Copy the data exactly as it appears, and do not include any pictures.

* Begin DATA SHOWN *

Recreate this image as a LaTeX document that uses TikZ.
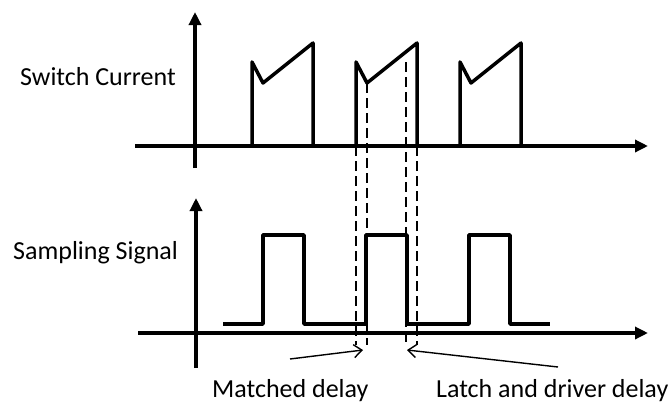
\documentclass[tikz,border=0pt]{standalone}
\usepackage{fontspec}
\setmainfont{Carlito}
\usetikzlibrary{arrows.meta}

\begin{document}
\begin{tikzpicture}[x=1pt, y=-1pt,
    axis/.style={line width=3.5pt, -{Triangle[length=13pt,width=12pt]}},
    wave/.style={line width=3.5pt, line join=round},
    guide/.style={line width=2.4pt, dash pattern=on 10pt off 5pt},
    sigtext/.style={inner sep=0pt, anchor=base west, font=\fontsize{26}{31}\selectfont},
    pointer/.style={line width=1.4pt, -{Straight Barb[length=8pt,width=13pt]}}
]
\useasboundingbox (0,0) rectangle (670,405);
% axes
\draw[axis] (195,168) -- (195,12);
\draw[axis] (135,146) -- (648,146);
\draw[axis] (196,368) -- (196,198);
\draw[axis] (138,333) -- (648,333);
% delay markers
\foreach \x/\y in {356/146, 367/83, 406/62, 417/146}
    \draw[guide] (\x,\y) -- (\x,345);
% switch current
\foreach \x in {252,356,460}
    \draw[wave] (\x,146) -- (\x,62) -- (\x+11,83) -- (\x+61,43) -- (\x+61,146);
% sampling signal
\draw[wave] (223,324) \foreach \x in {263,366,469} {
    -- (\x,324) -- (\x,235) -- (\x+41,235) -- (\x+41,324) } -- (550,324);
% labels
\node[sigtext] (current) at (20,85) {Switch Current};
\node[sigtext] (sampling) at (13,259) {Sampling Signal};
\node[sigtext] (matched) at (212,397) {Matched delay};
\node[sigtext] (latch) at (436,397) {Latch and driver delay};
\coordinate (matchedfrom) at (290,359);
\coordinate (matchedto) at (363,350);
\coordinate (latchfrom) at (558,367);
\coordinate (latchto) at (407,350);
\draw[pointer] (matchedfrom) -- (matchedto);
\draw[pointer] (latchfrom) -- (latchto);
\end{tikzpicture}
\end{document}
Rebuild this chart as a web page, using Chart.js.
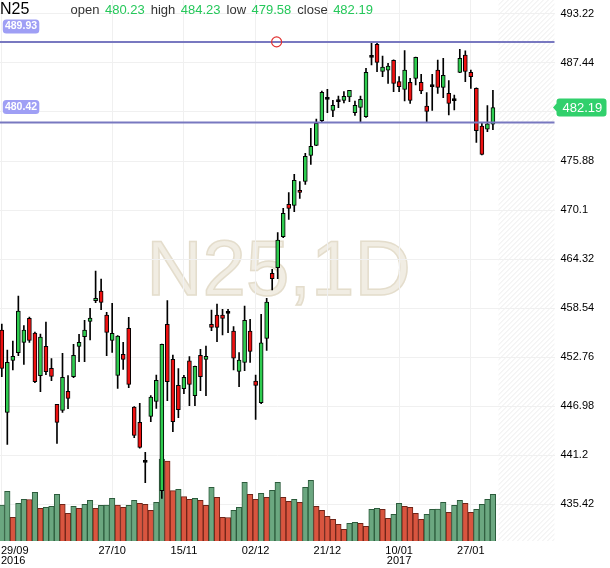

* End DATA SHOWN *

__CORRECT OUTPUT__.
Recreate this image as a LaTeX document that uses TikZ.
\documentclass[tikz,border=0pt]{standalone}
\usepackage{fontspec}
\setmainfont{Carlito}
\usetikzlibrary{arrows.meta}

\begin{document}
\begin{tikzpicture}[x=1pt, y=-1pt,
    axis/.style={line width=3.5pt, -{Triangle[length=13pt,width=12pt]}},
    wave/.style={line width=3.5pt, line join=round},
    guide/.style={line width=2.4pt, dash pattern=on 10pt off 5pt},
    sigtext/.style={inner sep=0pt, anchor=base west, font=\fontsize{26}{31}\selectfont},
    pointer/.style={line width=1.4pt, -{Straight Barb[length=8pt,width=13pt]}}
]
\useasboundingbox (0,0) rectangle (670,405);
% axes
\draw[axis] (195,168) -- (195,12);
\draw[axis] (135,146) -- (648,146);
\draw[axis] (196,368) -- (196,198);
\draw[axis] (138,333) -- (648,333);
% delay markers
\foreach \x/\y in {356/146, 367/83, 406/62, 417/146}
    \draw[guide] (\x,\y) -- (\x,345);
% switch current
\foreach \x in {252,356,460}
    \draw[wave] (\x,146) -- (\x,62) -- (\x+11,83) -- (\x+61,43) -- (\x+61,146);
% sampling signal
\draw[wave] (223,324) \foreach \x in {263,366,469} {
    -- (\x,324) -- (\x,235) -- (\x+41,235) -- (\x+41,324) } -- (550,324);
% labels
\node[sigtext] (current) at (20,85) {Switch Current};
\node[sigtext] (sampling) at (13,259) {Sampling Signal};
\node[sigtext] (matched) at (212,397) {Matched delay};
\node[sigtext] (latch) at (436,397) {Latch and driver delay};
\coordinate (matchedfrom) at (290,359);
\coordinate (matchedto) at (363,350);
\coordinate (latchfrom) at (558,367);
\coordinate (latchto) at (407,350);
\draw[pointer] (matchedfrom) -- (matchedto);
\draw[pointer] (latchfrom) -- (latchto);
\end{tikzpicture}
\end{document}
Rebuild this chart as a web page, using Chart.js.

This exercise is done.